Hubert Rawls, 48, first met Archie this past April, after Rawls’ nurse at Durham’s Veterans Affairs Medical Center suggested they get together.
Archie and Rawls hit it off that day, in a display of what could be described as bonding in its purest form: Archie, the center’s first therapy cat, took a nap on Rawls’ bed.
Is this medicine?
“It’s medicine for anybody,” said Jessica Cornett, 29, recreation therapist at the center. “Animals bring out something that maybe a doctor can’t.”
Cornett, whose work with the VA has always included pet therapy, believes animals like Archie can stir a veteran’s memories from childhood, as well as provide a medium for building – and re-building – rapport with the civilian world.
Archie’s handler and owner is Amanda Hewitt, 25, of Raleigh. Archie entered Hewitt’s life seven years ago when he followed her home from walking the dog. He had been neutered and declawed by a previous owner.
“He was a ditch kitty,” Hewitt said.
A ditch kitty with an easygoing disposition toward strangers that reminded Hewitt of the therapy dogs that had helped her late grandmother cope with dementia. In her honor, Hewitt decided to volunteer with Archie as a registered animal therapy team. The cat travels on a leash, not unlike a therapy dog.
“The leash came before animal therapy,” Hewitt said. “He did not take to a crate.”
The pair’s first deployment was a high school classroom for students with intellectual disabilities. When that teacher got another job, Hewitt began looking for other opportunities to share Archie. It happened to be the same time that Cornett was seeking more animal-assisted therapy volunteers for the medical center.
“It’s very rare to find someone willing to come in with their cat,” Cornett said.
It is Archie’s third visit to the Medical Center, and when Hewitt hoists Archie onto Rawls’ bedside, the cat settles in immediately. Rawls coughs softly, the sound reduced to a muted click by the breathing tube in his throat, which renders him speechless. Archie and Rawls looked at each other. Both faces were inscrutable.
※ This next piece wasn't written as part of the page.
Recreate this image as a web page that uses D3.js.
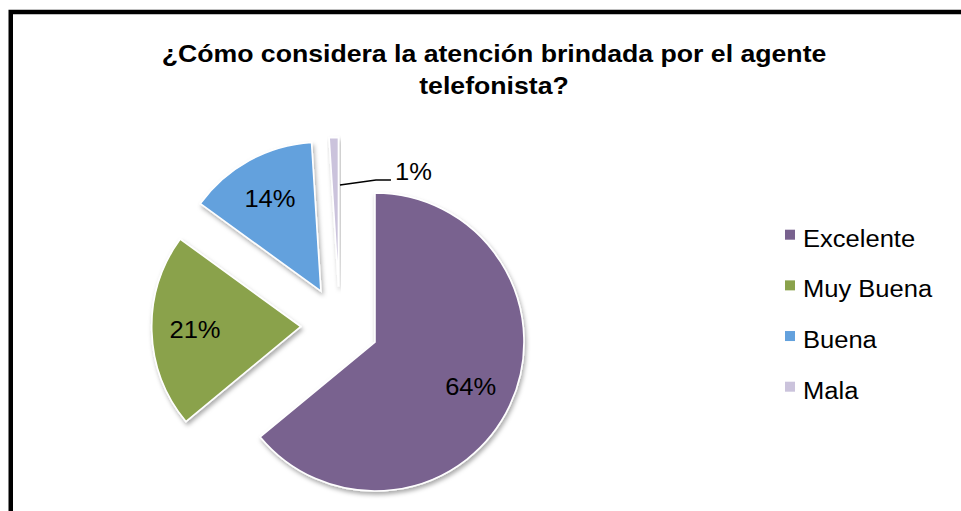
<!DOCTYPE html>
<html>
<head>
<meta charset="utf-8">
<script src="https://cdn.jsdelivr.net/npm/d3@7"></script>
<style>
  html, body { margin: 0; padding: 0; background: #fff; }
  svg { display: block; font-family: "Liberation Sans", Arial, sans-serif; }
</style>
</head>
<body>
<svg id="chart" width="961" height="511"></svg>
<script>
// Survey answers and their shares (percent)
const categories = ["Excelente", "Muy Buena", "Buena", "Mala"];
const values = [64, 21, 14, 1];
const colors = ["#79628f", "#8aa24b", "#63a1dd", "#cbc3dc"];
const titleLines = ["¿Cómo considera la atención brindada por el agente", "telefonista?"];

const W = 961, H = 511;
const svg = d3.select("#chart");

// Text in this chart is rendered slightly wide; stretch glyphs horizontally
const WIDEN = 1.11;
function widen(sel) {
  sel.each(function () {
    const w = this.getComputedTextLength();
    this.setAttribute("textLength", w * WIDEN);
    this.setAttribute("lengthAdjust", "spacingAndGlyphs");
  });
}

// Soft shadow under the pie slices
const defs = svg.append("defs");
const f = defs.append("filter").attr("id", "shadow")
  .attr("x", "-20%").attr("y", "-20%").attr("width", "140%").attr("height", "140%");
f.append("feDropShadow").attr("dx", 1.5).attr("dy", 3).attr("stdDeviation", 2.2)
  .attr("flood-color", "#000").attr("flood-opacity", 0.33);

// Chart frame (runs past the right and bottom edges)
svg.append("rect")
  .attr("x", 10.75).attr("y", 12)
  .attr("width", W + 20).attr("height", H + 20)
  .attr("fill", "none").attr("stroke", "#000").attr("stroke-width", 4.5);

// Title
svg.append("g").selectAll("text")
  .data(titleLines).join("text")
  .attr("x", 494)
  .attr("y", (d, i) => 62 + i * 32)
  .attr("text-anchor", "middle")
  .attr("font-size", 24).attr("font-weight", "bold").attr("fill", "#000")
  .text(d => d)
  .call(widen);

// Exploded pie
const cx = 339.7, cy = 325.4, R = 149, explode = 39;
const color = d3.scaleOrdinal().domain(categories).range(colors);
const pie = d3.pie().sort(null).value(d => d.value);
const data = categories.map((c, i) => ({ name: c, value: values[i] }));
const arcs = pie(data);
const arc = d3.arc().innerRadius(0).outerRadius(R);
const mid = d => (d.startAngle + d.endAngle) / 2;
const dir = a => [Math.sin(a), -Math.cos(a)];
const offset = d => { const [x, y] = dir(mid(d)); return [x * explode, y * explode]; };

const g = svg.append("g").attr("transform", `translate(${cx},${cy})`);

const slices = g.selectAll("g.slice").data(arcs).join("g")
  .attr("class", "slice")
  .attr("transform", d => { const [ox, oy] = offset(d); return `translate(${ox},${oy})`; });

slices.append("path")
  .attr("d", arc)
  .attr("fill", d => color(d.data.name))
  .attr("stroke", "#fff").attr("stroke-width", 1.6)
  .attr("stroke-linejoin", "miter")
  .attr("filter", "url(#shadow)");

// Inside labels for the larger slices
const labelArc = d3.arc().innerRadius(R * 0.71).outerRadius(R * 0.71);
const fmt = v => d3.format(".0f")(v) + "%";
slices.filter(d => d.data.value >= 5).append("text")
  .attr("x", d => labelArc.centroid(d)[0])
  .attr("y", d => labelArc.centroid(d)[1])
  .attr("dy", "0.35em")
  .attr("text-anchor", "middle")
  .attr("font-size", 23).attr("fill", "#000")
  .text(d => fmt(d.data.value))
  .call(widen);

// Small slice: label outside with a leader line
slices.filter(d => d.data.value < 5).each(function (d) {
  const s = d3.select(this);
  const [ex, ey] = dir(d.endAngle);
  const p0 = [ex * R * 0.68 + 1.5, ey * R * 0.68];
  const p1 = [p0[0] + 36, p0[1] - 5];
  const p2 = [p1[0] + 15, p1[1]];
  s.append("path")
    .attr("d", d3.line()([p0, p1, p2]))
    .attr("fill", "none").attr("stroke", "#000").attr("stroke-width", 1.5);
  s.append("text")
    .attr("x", p2[0] + 4).attr("y", p2[1])
    .attr("font-size", 23).attr("fill", "#000")
    .text(fmt(d.data.value))
    .call(widen);
});

// Legend
const ly = d3.scalePoint().domain(categories).range([234.7, 386.7]);
const legend = svg.append("g").selectAll("g").data(categories).join("g")
  .attr("transform", d => `translate(785,${ly(d)})`);
legend.append("rect")
  .attr("x", 0).attr("y", -5).attr("width", 10).attr("height", 10)
  .attr("fill", d => color(d));
legend.append("text")
  .attr("x", 18).attr("y", 12)
  .attr("font-size", 23).attr("fill", "#000")
  .text(d => d)
  .call(widen);
</script>
</body>
</html>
Rawls, who is in long-term care at the center, communicates via a computer screen keypad which responds to his eye movements. With Archie’s green eyes watching, Rawls directs the spelling of a message, letter by letter. The process is slow.
HAD TWO CATS WHEN I WAS AN ADULT
TIGER AND DASHA
Rawls grew up on a farm near Washington, N.C., and served in the Army on bases in New Jersey, Virginia and Germany. He did not offer details as to what brought him to the long-term care ward but did describe himself as withdrawn up until he was first visited by a volunteer with a therapy dog.
I DIDN’T WANT TO DEAL WITH ANYONE
BUT THE ANIMALS MADE ME FEEL AT EASE
After participating in animal-assisted therapy, Rawls began writing lyrics with the center’s music therapist:
I WAS RAISED IN THE COUNTRY
PLAYING WITH MY COUSINS AROUND THE PECAN TREE
EATING WATERMELON AND GRAPES OFF THE VINE
Just outside the window to Rawls’ room, yellow earth-moving equipment marks a lot where a new hospice wing is going up. Daytime television plays on a flat-screen monitor.
AFTER THE CROPS ARE IN, COMES THE HARVEST FESTIVAL
HAY RIDES, SWEET TEA, BBQ LIKE A CARNIVAL
Hewitt shifts the languid, relaxed form of Archie so that Rawls’ fingertips can better trace Archie’s fur.
GETTING THE DOGS READY TO RUN DEER
BEFORE WE START ANOTHER YEAR.
A nurse enters the room and attends to the life support equipment that surrounds Rawls’ bed. Rawls types out kind words for the nurse, who then thanks him by name.
Archie sits below the quiet conversation, sphinx-like, 15 pounds of Carolina short-hair tabby. The chemistry between the animal and Rawls – a currency of minutes spent together, without promises or prescription – is not lost on Cornett.
“Mr. Rawls,” Cornett says, “I’m going to bring the new recruits to you first.”